#### [SHORT TASK]
Give the number of lines in the entries that contain "chart". State only the count.

-=-=-=-=-

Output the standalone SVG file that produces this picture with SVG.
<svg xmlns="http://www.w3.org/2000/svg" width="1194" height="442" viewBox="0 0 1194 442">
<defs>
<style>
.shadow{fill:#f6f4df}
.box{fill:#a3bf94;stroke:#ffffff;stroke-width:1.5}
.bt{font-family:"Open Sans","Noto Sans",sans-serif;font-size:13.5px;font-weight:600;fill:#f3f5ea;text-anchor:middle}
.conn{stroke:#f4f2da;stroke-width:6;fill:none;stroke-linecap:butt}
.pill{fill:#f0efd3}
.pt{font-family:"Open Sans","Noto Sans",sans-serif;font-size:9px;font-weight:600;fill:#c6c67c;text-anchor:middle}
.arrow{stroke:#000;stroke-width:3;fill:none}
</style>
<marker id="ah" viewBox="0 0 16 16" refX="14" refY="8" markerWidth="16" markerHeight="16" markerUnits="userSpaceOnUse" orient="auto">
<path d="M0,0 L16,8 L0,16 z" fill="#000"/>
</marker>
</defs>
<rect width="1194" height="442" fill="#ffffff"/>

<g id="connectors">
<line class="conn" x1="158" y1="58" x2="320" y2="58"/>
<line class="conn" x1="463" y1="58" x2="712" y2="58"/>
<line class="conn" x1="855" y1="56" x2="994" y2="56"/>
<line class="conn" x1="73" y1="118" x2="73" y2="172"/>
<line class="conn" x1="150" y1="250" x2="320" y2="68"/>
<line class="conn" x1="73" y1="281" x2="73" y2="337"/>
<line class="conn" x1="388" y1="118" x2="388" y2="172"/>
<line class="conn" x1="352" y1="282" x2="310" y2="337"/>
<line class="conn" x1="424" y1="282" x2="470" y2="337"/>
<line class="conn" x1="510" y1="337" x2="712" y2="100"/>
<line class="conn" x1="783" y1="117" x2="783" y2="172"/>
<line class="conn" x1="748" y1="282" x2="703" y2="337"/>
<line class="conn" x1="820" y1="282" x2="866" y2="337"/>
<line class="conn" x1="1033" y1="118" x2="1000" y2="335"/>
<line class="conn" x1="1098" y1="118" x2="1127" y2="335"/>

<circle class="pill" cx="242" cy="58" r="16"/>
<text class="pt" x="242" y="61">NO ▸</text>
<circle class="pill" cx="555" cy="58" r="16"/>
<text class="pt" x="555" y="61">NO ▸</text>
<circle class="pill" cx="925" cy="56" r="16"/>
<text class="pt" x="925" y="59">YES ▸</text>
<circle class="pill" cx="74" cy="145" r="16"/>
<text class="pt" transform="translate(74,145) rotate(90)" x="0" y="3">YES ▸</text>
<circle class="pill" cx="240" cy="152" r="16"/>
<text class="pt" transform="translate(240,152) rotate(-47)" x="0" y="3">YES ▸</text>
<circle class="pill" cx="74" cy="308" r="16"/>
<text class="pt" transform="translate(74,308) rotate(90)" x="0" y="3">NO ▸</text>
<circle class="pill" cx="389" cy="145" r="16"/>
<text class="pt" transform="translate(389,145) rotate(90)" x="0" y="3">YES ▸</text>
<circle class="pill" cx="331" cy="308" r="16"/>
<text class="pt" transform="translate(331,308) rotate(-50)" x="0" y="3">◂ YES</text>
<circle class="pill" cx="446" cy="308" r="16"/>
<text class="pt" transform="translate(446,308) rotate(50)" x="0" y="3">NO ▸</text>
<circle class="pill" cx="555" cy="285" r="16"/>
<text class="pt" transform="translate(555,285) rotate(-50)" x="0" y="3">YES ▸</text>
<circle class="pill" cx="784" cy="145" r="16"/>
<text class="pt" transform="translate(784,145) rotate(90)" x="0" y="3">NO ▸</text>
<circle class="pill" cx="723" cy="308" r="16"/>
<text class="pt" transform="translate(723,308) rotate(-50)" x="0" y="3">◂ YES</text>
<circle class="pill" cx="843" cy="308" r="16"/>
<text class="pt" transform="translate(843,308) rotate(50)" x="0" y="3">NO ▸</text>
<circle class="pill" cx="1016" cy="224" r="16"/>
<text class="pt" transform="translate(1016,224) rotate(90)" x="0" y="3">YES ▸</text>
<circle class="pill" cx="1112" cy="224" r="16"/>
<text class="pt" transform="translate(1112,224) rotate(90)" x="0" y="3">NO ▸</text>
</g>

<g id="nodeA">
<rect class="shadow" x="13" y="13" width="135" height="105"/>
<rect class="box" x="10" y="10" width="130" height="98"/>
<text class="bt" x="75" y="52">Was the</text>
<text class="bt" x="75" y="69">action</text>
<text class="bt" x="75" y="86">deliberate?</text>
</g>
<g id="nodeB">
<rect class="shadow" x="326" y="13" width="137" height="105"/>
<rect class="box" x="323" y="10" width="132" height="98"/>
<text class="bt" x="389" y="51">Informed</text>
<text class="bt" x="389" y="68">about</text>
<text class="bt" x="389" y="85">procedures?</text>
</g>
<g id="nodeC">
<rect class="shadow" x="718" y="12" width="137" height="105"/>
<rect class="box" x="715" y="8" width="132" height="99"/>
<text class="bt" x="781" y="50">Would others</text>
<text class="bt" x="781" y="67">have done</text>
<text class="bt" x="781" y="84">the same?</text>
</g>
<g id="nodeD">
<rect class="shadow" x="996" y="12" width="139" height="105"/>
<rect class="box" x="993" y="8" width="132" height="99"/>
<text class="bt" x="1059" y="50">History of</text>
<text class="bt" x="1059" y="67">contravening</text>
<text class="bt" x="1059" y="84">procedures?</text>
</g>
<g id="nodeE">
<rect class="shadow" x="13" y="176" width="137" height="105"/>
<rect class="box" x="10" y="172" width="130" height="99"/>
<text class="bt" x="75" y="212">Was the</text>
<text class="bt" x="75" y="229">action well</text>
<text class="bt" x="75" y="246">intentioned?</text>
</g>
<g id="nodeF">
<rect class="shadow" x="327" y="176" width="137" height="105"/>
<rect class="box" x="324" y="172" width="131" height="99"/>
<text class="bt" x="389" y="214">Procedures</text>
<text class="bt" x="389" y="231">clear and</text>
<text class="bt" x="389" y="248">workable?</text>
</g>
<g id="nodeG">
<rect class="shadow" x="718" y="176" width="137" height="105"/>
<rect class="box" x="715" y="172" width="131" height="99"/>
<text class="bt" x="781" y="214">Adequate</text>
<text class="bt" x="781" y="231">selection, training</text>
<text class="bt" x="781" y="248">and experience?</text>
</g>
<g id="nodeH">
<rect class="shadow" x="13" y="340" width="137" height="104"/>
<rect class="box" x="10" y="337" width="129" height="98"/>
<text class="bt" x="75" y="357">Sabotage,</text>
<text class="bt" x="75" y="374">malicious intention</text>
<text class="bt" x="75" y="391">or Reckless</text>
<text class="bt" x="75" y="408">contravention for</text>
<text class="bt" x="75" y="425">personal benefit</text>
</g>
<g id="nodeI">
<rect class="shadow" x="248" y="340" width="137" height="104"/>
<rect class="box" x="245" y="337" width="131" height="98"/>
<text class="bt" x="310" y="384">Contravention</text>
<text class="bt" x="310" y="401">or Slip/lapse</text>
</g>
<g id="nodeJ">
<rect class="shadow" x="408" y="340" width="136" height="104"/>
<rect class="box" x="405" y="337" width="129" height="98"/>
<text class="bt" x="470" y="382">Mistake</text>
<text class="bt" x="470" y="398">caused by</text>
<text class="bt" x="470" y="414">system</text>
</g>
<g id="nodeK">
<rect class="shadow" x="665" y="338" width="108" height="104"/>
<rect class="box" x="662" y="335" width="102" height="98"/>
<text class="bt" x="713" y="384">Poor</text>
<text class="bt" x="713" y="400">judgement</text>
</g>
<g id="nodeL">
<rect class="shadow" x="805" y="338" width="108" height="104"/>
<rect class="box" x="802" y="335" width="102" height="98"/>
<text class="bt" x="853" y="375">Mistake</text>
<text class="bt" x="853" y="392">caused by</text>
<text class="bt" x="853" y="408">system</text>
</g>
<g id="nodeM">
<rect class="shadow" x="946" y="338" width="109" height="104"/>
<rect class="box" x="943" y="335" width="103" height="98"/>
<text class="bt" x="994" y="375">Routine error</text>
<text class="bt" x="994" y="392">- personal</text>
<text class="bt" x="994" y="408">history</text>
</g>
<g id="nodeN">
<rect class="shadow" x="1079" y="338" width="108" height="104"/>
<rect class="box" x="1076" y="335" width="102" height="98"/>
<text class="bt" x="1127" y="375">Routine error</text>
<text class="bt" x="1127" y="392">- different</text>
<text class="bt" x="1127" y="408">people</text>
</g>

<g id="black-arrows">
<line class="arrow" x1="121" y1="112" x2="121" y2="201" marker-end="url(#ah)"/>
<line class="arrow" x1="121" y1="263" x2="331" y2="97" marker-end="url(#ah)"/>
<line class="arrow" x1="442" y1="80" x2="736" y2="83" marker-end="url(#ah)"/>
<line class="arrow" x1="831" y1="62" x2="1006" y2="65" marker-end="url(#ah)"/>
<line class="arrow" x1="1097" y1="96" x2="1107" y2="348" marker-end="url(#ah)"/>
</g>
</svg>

-=-=-=-=-

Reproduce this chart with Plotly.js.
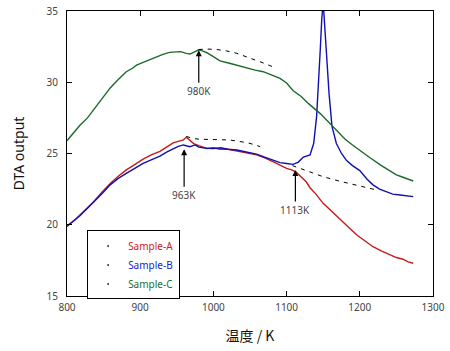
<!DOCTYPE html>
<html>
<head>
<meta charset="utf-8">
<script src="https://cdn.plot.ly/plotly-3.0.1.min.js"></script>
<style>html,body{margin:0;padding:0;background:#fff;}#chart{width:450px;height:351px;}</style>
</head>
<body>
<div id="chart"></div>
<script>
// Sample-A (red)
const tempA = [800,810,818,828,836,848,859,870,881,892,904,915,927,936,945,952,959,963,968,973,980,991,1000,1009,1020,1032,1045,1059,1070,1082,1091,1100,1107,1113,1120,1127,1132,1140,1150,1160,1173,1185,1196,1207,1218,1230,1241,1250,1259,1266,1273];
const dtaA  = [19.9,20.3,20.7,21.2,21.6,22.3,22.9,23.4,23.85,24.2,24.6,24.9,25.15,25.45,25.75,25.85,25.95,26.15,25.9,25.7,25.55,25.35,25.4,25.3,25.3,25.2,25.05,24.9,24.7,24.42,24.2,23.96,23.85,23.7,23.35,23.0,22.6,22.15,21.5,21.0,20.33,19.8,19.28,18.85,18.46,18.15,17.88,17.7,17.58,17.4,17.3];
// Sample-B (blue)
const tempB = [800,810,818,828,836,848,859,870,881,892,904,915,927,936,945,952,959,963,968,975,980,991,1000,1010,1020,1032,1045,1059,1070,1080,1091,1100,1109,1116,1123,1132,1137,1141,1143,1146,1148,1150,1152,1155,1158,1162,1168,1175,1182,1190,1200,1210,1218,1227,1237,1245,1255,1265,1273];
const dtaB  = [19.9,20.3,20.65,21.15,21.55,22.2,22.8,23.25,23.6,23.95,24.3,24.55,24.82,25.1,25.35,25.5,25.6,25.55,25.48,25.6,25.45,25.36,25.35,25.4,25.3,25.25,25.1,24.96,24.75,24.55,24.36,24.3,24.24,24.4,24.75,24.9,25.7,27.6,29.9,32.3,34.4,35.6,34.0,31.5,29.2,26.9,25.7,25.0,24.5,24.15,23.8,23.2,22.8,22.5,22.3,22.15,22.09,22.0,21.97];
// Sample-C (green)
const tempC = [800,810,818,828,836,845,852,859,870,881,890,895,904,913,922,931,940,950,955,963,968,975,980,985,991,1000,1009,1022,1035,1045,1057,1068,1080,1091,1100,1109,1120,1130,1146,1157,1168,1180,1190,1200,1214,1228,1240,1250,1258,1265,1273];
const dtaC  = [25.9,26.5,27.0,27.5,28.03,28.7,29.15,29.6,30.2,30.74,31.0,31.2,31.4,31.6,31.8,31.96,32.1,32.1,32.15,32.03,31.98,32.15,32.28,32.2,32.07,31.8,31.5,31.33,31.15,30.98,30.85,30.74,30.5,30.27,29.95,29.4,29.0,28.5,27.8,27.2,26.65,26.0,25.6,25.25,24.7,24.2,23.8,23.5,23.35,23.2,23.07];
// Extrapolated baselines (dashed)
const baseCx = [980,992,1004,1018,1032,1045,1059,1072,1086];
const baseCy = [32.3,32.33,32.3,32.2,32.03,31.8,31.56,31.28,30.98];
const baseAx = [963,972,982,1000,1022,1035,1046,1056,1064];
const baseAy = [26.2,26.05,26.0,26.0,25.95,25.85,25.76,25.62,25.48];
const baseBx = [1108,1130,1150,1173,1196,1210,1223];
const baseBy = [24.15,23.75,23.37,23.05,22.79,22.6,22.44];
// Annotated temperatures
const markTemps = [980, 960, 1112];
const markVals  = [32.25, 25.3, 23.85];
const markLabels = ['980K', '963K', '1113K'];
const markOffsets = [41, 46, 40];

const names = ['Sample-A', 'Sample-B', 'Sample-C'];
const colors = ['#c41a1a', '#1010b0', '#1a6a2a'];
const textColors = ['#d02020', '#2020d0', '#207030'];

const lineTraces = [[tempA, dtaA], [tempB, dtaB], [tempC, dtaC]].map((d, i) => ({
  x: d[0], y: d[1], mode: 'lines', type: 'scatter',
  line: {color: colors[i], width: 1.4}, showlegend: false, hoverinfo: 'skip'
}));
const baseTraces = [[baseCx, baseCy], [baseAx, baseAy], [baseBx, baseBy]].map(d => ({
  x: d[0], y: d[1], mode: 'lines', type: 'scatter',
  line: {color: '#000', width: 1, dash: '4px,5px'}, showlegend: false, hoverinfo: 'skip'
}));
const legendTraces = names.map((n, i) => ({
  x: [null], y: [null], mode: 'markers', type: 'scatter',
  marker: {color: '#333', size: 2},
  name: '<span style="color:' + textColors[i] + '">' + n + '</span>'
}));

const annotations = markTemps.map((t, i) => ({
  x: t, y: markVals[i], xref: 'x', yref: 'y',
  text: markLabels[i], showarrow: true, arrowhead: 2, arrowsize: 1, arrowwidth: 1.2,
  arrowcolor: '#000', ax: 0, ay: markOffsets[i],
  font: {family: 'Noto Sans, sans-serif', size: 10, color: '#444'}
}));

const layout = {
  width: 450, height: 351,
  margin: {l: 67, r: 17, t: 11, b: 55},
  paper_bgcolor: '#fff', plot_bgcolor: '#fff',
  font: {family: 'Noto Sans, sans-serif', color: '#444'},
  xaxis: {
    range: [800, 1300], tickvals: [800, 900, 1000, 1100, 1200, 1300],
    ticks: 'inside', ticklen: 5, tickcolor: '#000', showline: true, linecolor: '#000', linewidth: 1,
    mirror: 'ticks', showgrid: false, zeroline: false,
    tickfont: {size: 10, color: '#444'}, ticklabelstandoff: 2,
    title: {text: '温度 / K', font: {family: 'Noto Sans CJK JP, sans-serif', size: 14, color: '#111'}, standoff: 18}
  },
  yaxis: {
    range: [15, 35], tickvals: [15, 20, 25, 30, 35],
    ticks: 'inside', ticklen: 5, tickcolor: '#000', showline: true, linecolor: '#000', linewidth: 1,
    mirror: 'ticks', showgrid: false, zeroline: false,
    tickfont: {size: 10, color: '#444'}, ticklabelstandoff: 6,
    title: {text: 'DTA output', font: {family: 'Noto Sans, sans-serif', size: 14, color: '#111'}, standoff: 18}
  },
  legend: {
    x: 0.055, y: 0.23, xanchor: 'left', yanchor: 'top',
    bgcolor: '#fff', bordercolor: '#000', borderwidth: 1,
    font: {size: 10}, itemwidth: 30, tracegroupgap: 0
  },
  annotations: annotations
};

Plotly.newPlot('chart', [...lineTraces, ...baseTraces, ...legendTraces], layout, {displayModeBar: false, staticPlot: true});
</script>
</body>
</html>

-=-=-=-=-

#### [WRITTEN RESPONSE]
4